Closer on her calendar, however, will be a special event June 20 at the Aurora Cultural Centre, where her portrait is unveiled in the annual exhibition Portraits of Giving, which features the work of Richmond Hill photographer Karen Merk. The exhibition strives to shine a light on the “unsung heroes” of our community and will be travelling throughout York Region in the summer and fall.

One of three Aurora residents featured in the show – along with Jennifer Ettinger and Stewart McLaren – Brooke says she is humbled by the honour, but also somewhat surprised.

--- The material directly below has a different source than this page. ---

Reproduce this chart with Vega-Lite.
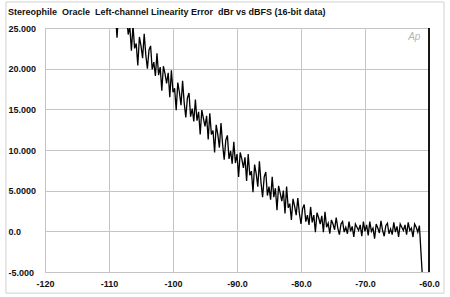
{
  "$schema": "https://vega.github.io/schema/vega-lite/v6.json",
  "width": 384,
  "height": 244,
  "autosize": {"type": "none"},
  "padding": {"left": 45, "top": 28, "right": 21, "bottom": 25},
  "background": "white",
  "config": {
    "font": "Liberation Sans",
    "view": {"stroke": "#c4c4c4", "strokeWidth": 1}
  },
  "title": {
    "text": "Stereophile\u00a0 Oracle\u00a0 Left-channel Linearity Error\u00a0 dBr vs dBFS (16-bit data)",
    "anchor": "start",
    "orient": "top",
    "frame": "group",
    "dx": -37,
    "offset": -16,
    "fontSize": 9,
    "fontWeight": "bold",
    "color": "#111",
    "font": "Liberation Sans"
  },
  "datasets": {
    "curve": [
      {"x": -112.0, "y": 29.5}, {"x": -111.75, "y": 28.0}, {"x": -111.5, "y": 30.0}, {"x": -111.25, "y": 28.5},
      {"x": -111.0, "y": 29.0}, {"x": -110.75, "y": 27.5}, {"x": -110.5, "y": 28.8}, {"x": -110.25, "y": 27.2},
      {"x": -110.0, "y": 28.0}, {"x": -109.75, "y": 26.5}, {"x": -109.5, "y": 27.8}, {"x": -109.25, "y": 26.2},
      {"x": -109.0, "y": 27.0}, {"x": -108.75, "y": 23.8}, {"x": -108.5, "y": 26.8}, {"x": -108.25, "y": 27.5},
      {"x": -108.0, "y": 26.0}, {"x": -107.75, "y": 27.2}, {"x": -107.5, "y": 25.8}, {"x": -107.25, "y": 26.5},
      {"x": -107.0, "y": 24.2}, {"x": -106.75, "y": 25.2}, {"x": -106.5, "y": 22.2}, {"x": -106.25, "y": 25.3},
      {"x": -106.0, "y": 22.5}, {"x": -105.75, "y": 23.1}, {"x": -105.5, "y": 20.4}, {"x": -105.25, "y": 23.9},
      {"x": -105.0, "y": 22.8}, {"x": -104.75, "y": 21.3}, {"x": -104.5, "y": 24.3}, {"x": -104.25, "y": 21.7},
      {"x": -104.0, "y": 20.0}, {"x": -103.75, "y": 22.3}, {"x": -103.5, "y": 22.8}, {"x": -103.25, "y": 19.9},
      {"x": -103.0, "y": 20.8}, {"x": -102.75, "y": 19.1}, {"x": -102.5, "y": 21.9}, {"x": -102.25, "y": 19.2},
      {"x": -102.0, "y": 20.2}, {"x": -101.75, "y": 17.3}, {"x": -101.5, "y": 20.3}, {"x": -101.25, "y": 19.4},
      {"x": -101.0, "y": 18.2}, {"x": -100.75, "y": 19.5}, {"x": -100.5, "y": 16.5}, {"x": -100.25, "y": 19.8},
      {"x": -100.0, "y": 17.1}, {"x": -99.75, "y": 17.6}, {"x": -99.5, "y": 14.9}, {"x": -99.25, "y": 18.3},
      {"x": -99.0, "y": 17.1}, {"x": -98.75, "y": 15.5}, {"x": -98.5, "y": 18.5}, {"x": -98.25, "y": 15.8},
      {"x": -98.0, "y": 14.0}, {"x": -97.75, "y": 16.4}, {"x": -97.5, "y": 17.0}, {"x": -97.25, "y": 14.1},
      {"x": -97.0, "y": 15.1}, {"x": -96.75, "y": 13.5}, {"x": -96.5, "y": 16.2}, {"x": -96.25, "y": 13.6},
      {"x": -96.0, "y": 14.7}, {"x": -95.75, "y": 11.9}, {"x": -95.5, "y": 14.9}, {"x": -95.25, "y": 13.9},
      {"x": -95.0, "y": 12.9}, {"x": -94.75, "y": 14.2}, {"x": -94.5, "y": 11.3}, {"x": -94.25, "y": 14.5},
      {"x": -94.0, "y": 11.9}, {"x": -93.75, "y": 12.4}, {"x": -93.5, "y": 9.7}, {"x": -93.25, "y": 13.1},
      {"x": -93.0, "y": 11.9}, {"x": -92.75, "y": 10.3}, {"x": -92.5, "y": 13.3}, {"x": -92.25, "y": 10.7},
      {"x": -92.0, "y": 8.8}, {"x": -91.75, "y": 11.2}, {"x": -91.5, "y": 11.8}, {"x": -91.25, "y": 8.9},
      {"x": -91.0, "y": 9.9}, {"x": -90.75, "y": 8.3}, {"x": -90.5, "y": 11.0}, {"x": -90.25, "y": 8.4},
      {"x": -90.0, "y": 9.5}, {"x": -89.75, "y": 6.7}, {"x": -89.5, "y": 9.7}, {"x": -89.25, "y": 8.9},
      {"x": -89.0, "y": 7.8}, {"x": -88.75, "y": 9.1}, {"x": -88.5, "y": 6.2}, {"x": -88.25, "y": 9.5},
      {"x": -88.0, "y": 6.9}, {"x": -87.75, "y": 7.4}, {"x": -87.5, "y": 4.8}, {"x": -87.25, "y": 8.2},
      {"x": -87.0, "y": 7.1}, {"x": -86.75, "y": 5.5}, {"x": -86.5, "y": 8.6}, {"x": -86.25, "y": 6.0},
      {"x": -86.0, "y": 4.2}, {"x": -85.75, "y": 6.7}, {"x": -85.5, "y": 7.3}, {"x": -85.25, "y": 4.4},
      {"x": -85.0, "y": 5.5}, {"x": -84.75, "y": 3.9}, {"x": -84.5, "y": 6.7}, {"x": -84.25, "y": 4.2},
      {"x": -84.0, "y": 5.3}, {"x": -83.75, "y": 2.6}, {"x": -83.5, "y": 5.6}, {"x": -83.25, "y": 4.7},
      {"x": -83.0, "y": 3.7}, {"x": -82.75, "y": 5.0}, {"x": -82.5, "y": 2.2}, {"x": -82.25, "y": 5.5},
      {"x": -82.0, "y": 2.9}, {"x": -81.75, "y": 3.4}, {"x": -81.5, "y": 1.4}, {"x": -81.25, "y": 4.0},
      {"x": -81.0, "y": 3.1}, {"x": -80.75, "y": 2.0}, {"x": -80.5, "y": 4.1}, {"x": -80.25, "y": 2.2},
      {"x": -80.0, "y": 0.9}, {"x": -79.75, "y": 2.8}, {"x": -79.5, "y": 3.3}, {"x": -79.25, "y": 1.2},
      {"x": -79.0, "y": 2.0}, {"x": -78.75, "y": 0.8}, {"x": -78.5, "y": 3.0}, {"x": -78.25, "y": 1.1},
      {"x": -78.0, "y": 2.0}, {"x": -77.75, "y": -0.1}, {"x": -77.5, "y": 2.3}, {"x": -77.25, "y": 1.7},
      {"x": -77.0, "y": 0.9}, {"x": -76.75, "y": 1.9}, {"x": -76.5, "y": -0.1}, {"x": -76.25, "y": 2.4},
      {"x": -76.0, "y": 0.5}, {"x": -75.75, "y": 1.0}, {"x": -75.5, "y": -0.3}, {"x": -75.25, "y": 1.4},
      {"x": -75.0, "y": 0.9}, {"x": -74.75, "y": 0.2}, {"x": -74.5, "y": 1.7}, {"x": -74.25, "y": 0.4},
      {"x": -74.0, "y": -0.4}, {"x": -73.75, "y": 0.9}, {"x": -73.5, "y": 1.2}, {"x": -73.25, "y": -0.1},
      {"x": -73.0, "y": 0.5}, {"x": -72.75, "y": -0.3}, {"x": -72.5, "y": 1.2}, {"x": -72.25, "y": 0.0},
      {"x": -72.0, "y": 0.6}, {"x": -71.75, "y": -0.7}, {"x": -71.5, "y": 0.9}, {"x": -71.25, "y": 0.5},
      {"x": -71.0, "y": 0.1}, {"x": -70.75, "y": 0.8}, {"x": -70.5, "y": -0.6}, {"x": -70.25, "y": 1.2},
      {"x": -70.0, "y": 0.0}, {"x": -69.75, "y": 0.8}, {"x": -69.5, "y": -0.5}, {"x": -69.25, "y": 1.2},
      {"x": -69.0, "y": 0.0}, {"x": -68.75, "y": 0.4}, {"x": -68.5, "y": -0.9}, {"x": -68.25, "y": 0.9},
      {"x": -68.0, "y": 0.4}, {"x": -67.75, "y": -0.2}, {"x": -67.5, "y": 1.3}, {"x": -67.25, "y": 0.1},
      {"x": -67.0, "y": -0.6}, {"x": -66.75, "y": 0.7}, {"x": -66.5, "y": 1.0}, {"x": -66.25, "y": -0.3},
      {"x": -66.0, "y": 0.3}, {"x": -65.75, "y": -0.4}, {"x": -65.5, "y": 1.1}, {"x": -65.25, "y": -0.1},
      {"x": -65.0, "y": 0.6}, {"x": -64.75, "y": -0.7}, {"x": -64.5, "y": 0.9}, {"x": -64.25, "y": 0.5},
      {"x": -64.0, "y": 0.1}, {"x": -63.75, "y": 0.8}, {"x": -63.5, "y": -0.4}, {"x": -63.25, "y": 1.1},
      {"x": -63.0, "y": 0.1}, {"x": -62.75, "y": 0.4}, {"x": -62.5, "y": -0.7}, {"x": -62.25, "y": 0.9},
      {"x": -62.0, "y": 0.5}, {"x": -61.75, "y": -0.1}, {"x": -61.5, "y": 0.7}, {"x": -61.0, "y": -6.0}
    ]
  },
  "layer": [
    {
      "data": {"name": "curve"},
      "mark": {"type": "line", "color": "#000000", "strokeWidth": 1.3, "clip": true},
      "encoding": {
        "x": {
          "field": "x", "type": "quantitative",
          "scale": {"domain": [-120, -60], "nice": false, "zero": false},
          "axis": {
            "title": null,
            "values": [-120, -110, -100, -90, -80, -70, -60],
            "labelExpr": "datum.value == -120 ? '-120' : datum.value == -110 ? '-110' : datum.value == -100 ? '-100' : datum.value == -90 ? '-90.0' : datum.value == -80 ? '-80.0' : datum.value == -70 ? '-70.0' : '-60.0'",
            "ticks": false, "domain": false,
            "grid": true, "gridColor": "#c4c4c4", "gridWidth": 1,
            "labelFont": "Liberation Sans", "labelFontSize": 9, "labelFontWeight": "bold",
            "labelColor": "#111", "labelPadding": 7, "labelFlush": false, "labelOverlap": false
          }
        },
        "y": {
          "field": "y", "type": "quantitative",
          "scale": {"domain": [-5, 25], "nice": false, "zero": false},
          "axis": {
            "title": null,
            "values": [-5, 0, 5, 10, 15, 20, 25],
            "labelExpr": "datum.value == 25 ? '25.000' : datum.value == 20 ? '20.000' : datum.value == 15 ? '15.000' : datum.value == 10 ? '10.000' : datum.value == 5 ? '5.0000' : datum.value == 0 ? '0.0' : '-5.000'",
            "ticks": false, "domain": false,
            "grid": true, "gridColor": "#c4c4c4", "gridWidth": 1,
            "labelFont": "Liberation Sans", "labelFontSize": 9, "labelFontWeight": "bold",
            "labelColor": "#111", "labelAlign": "left", "labelPadding": 37,
            "labelBaseline": "middle", "labelFlush": false, "labelOverlap": false
          }
        }
      }
    },
    {
      "data": {"values": [{}]},
      "mark": {"type": "rule", "color": "#000000", "strokeWidth": 1.8},
      "encoding": {"x": {"datum": -60, "type": "quantitative"}}
    },
    {
      "data": {"values": [{}]},
      "mark": {"type": "text", "text": "Ap", "font": "Liberation Sans", "fontStyle": "italic", "fontSize": 10, "color": "#b4b4b4"},
      "encoding": {
        "x": {"datum": -62.3, "type": "quantitative"},
        "y": {"datum": 23.9, "type": "quantitative"}
      }
    },
    {
      "data": {"values": [{}]},
      "mark": {"type": "rect", "fill": null, "fillOpacity": 0, "stroke": "#d0d0d0", "strokeWidth": 1, "clip": false},
      "encoding": {
        "x": {"datum": -126.1, "type": "quantitative"},
        "x2": {"datum": -57.66},
        "y": {"datum": 28.2, "type": "quantitative"},
        "y2": {"datum": -7.6}
      }
    }
  ]
}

“I don’t know who nominated me, but thank you to whoever did!” she says with a laugh. “It was a really great experience getting to know Karen. It’s very humbling and pretty crazy that I’m one of the three people in Aurora to be selected and the youngest to be in the book!”
“Enjoy it while it lasts, Brooke,” interrupts her mother Gina, with a laugh. “You’re getting older, it’s not going to last for long.”
“Thanks, Mom,” Brooke replies with a grin, carrying that theme through the rest of the interview.

As someone heading into advanced years (20!), as this year’s crop of Canada’s Top 20 Under 20 is revealed this week, Brooke hopes as an alumni she will have the opportunity to meet and work with the new group.

“The biggest thing to me is regardless of doing incredible things in the community or business-wise, and scientific research, or you’re just mowing the lawn, I think if you’re a kind person that just speaks volumes about a person,” she says of what she is going to be looking for. “I hope the incoming group of people portray those things, which they must if they are getting this far!”